The last stretch to Lake Seealpsee was easier to walk, although the wind made for a brisk walk. The lake itself was a beautiful destination: a combination of snow-capped mountain peaks and brightly colored trees.
After a short break, we decided to climb a little further up towards the famous Aescher mountain hut, which is spectacularly perched against the rocks. The path there was enjoyable, but halfway up, the weather changed. Rain, wind, and an approaching storm... not exactly ideal conditions for continuing our climb. So we turned back and headed for the car. In hindsight, it was a good decision: just as we got in, the wind really started to pick up.
To warm up again, we drove on to the charming village of Appenzell. Known for cheese, beer, and chocolate (milk). Exactly what you crave after a day outdoors.

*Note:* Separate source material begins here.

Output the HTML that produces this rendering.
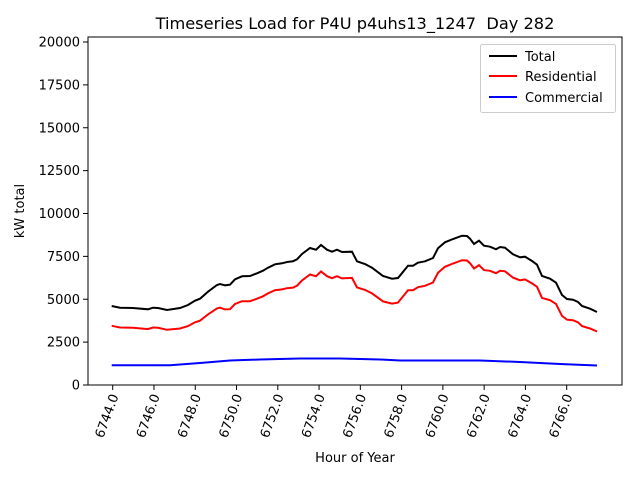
<!DOCTYPE html>
<html><head><meta charset="utf-8"><style>body{margin:0;background:#fff}svg{display:block;font-family:"DejaVu Sans","Liberation Sans",sans-serif}</style></head>
<body>
<svg id="s" width="640" height="480" xmlns="http://www.w3.org/2000/svg">
<rect width="640" height="480" fill="#fff"/>
<text x="355" y="29" font-size="16.2" text-anchor="middle">Timeseries Load for P4U p4uhs13_1247&#160; Day 282</text>
<g id="grid"></g>
<polyline id="blk" fill="none" stroke="#000" stroke-width="2"/>
<polyline id="red" fill="none" stroke="#f00" stroke-width="2"/>
<polyline id="blu" fill="none" stroke="#00f" stroke-width="2"/>
<rect x="88" y="37" width="534" height="348" fill="none" stroke="#000" stroke-width="1"/>
<text x="24" y="211" font-size="13" text-anchor="middle" transform="rotate(-90 24 211)">kW total</text>
<text x="355" y="462" font-size="13" text-anchor="middle">Hour of Year</text>
<rect x="480.5" y="44.5" width="135" height="68" fill="#fff" stroke="#ccc" rx="2"/>
<line x1="489" y1="56" x2="517" y2="56" stroke="#000" stroke-width="2"/>
<text x="525" y="61" font-size="13">Total</text>
<line x1="489" y1="76" x2="517" y2="76" stroke="#f00" stroke-width="2"/>
<text x="525" y="81" font-size="13">Residential</text>
<line x1="489" y1="97" x2="517" y2="97" stroke="#00f" stroke-width="2"/>
<text x="525" y="102" font-size="13">Commercial</text>
</svg>
<script>
var b=[[111.7,306],[120,307.7],[133,308],[148,309.3],[153,307.7],[158,308],[167,310],[180,308],[188,305],[195,300.7],[200,298.7],[208,291.7],[217,285],[220,284],[225,285.3],[230,284.7],[235,279.3],[242,276.3],[250,276],[257,273.3],[263,270.7],[268,267.7],[275,264.3],[282,263.3],[287,262],[293,261.3],[297,259.3],[302,254],[310,248],[316,249.7],[321,245],[327,249.7],[332,251.7],[337,249.7],[342,252],[352,251.7],[357,261.3],[365,264],[372,267.7],[383,276],[392,278.7],[398,278],[408,265.7],[413,265.7],[418,262.7],[425,261.3],[433,258],[438,248.3],[445,242.3],[453,239],[462,235.7],[467,236],[470,238.7],[474,244],[479,240.7],[484,245.7],[490,246.7],[496,249.3],[500,247],[505,247.7],[513,254.3],[520,257.3],[525,256.7],[532,261],[537,264.7],[542,276],[550,278.7],[556,282.7],[562,295],[567,299],[573,299.7],[578,302],[582,306],[590,308.7],[597,312]];
var bl=[[111.7,365.2],[170,365.2],[200,363],[230,360.5],[260,359.5],[300,358.5],[340,358.5],[380,359.5],[400,360.5],[480,360.5],[520,362],[560,364],[597,365.5]];
function by(x){for(var i=0;i<bl.length-1;i++){if(x<=bl[i+1][0]){var t=(x-bl[i][0])/(bl[i+1][0]-bl[i][0]);return bl[i][1]+t*(bl[i+1][1]-bl[i][1]);}}return bl[bl.length-1][1];}
function P(a){return a.map(function(p){return p[0].toFixed(1)+","+p[1].toFixed(1)}).join(" ")}
document.getElementById("blk").setAttribute("points",P(b));
document.getElementById("red").setAttribute("points",P(b.map(function(p){return [p[0],p[1]+(385-by(p[0]))]})));
document.getElementById("blu").setAttribute("points",P(bl));
var g=document.getElementById("grid"),h="";
for(var v=0;v<=20000;v+=2500){var y=385-v*0.01715;h+='<line x1="83" x2="88" y1="'+y+'" y2="'+y+'" stroke="#000"/><text x="80" y="'+(y+4.5)+'" font-size="13" text-anchor="end">'+v+'</text>';}
for(var k=0;k<12;k++){var x=112.7+k*2*20.636;h+='<line x1="'+x+'" x2="'+x+'" y1="385" y2="390" stroke="#000"/><text x="'+(x+6)+'" y="396" font-size="13" text-anchor="end" transform="rotate(-70 '+(x+6)+' 396)">'+(6744+2*k)+'.0</text>';}
g.innerHTML=h;
</script>
</body></html>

Mount Pilatus: take the Dragon Ride to the summit
Mount Pilatus (2,132 meters) is perhaps one of the most famous attractions in the Zurich area. The mountain is steeped in atmospheric legends: it is said to have once been home to dragons, and its name is sometimes associated with Pontius Pilate.
You can reach the summit from Kriens via the panoramic cable car and the ‘Dragon Ride’ gondola, which whisks you up to the top in just a few minutes. In summer, there is another spectacular option: the cogwheel railway from Alpnachstad, with a gradient of up to 48%.
Once at the top, a 360-degree panorama unfolds over Lake Lucerne and the surrounding Alpine ranges. There are short hiking trails and viewing platforms. During our walk, we even came face to face with ibexes, which live here in the wild. With a little luck, you can see them up close.
At the top of the mountain, you will also find a mountain hotel and restaurant, ideal for settling down with a hot chocolate or a hearty Swiss lunch.
In conclusion
Whether you're strolling through the charming streets of Zurich, standing on the Chapel Bridge in Lucerne, or breathing in the fresh mountain air at high altitudes on Pilatus, Rigi Kulm, Fronalpstock, or Ebenalp, winter in Switzerland is pure enjoyment. So put on your hiking boots, don't forget your gloves, and let yourself be surprised by everything Zurich and the surrounding mountains have to offer in winter.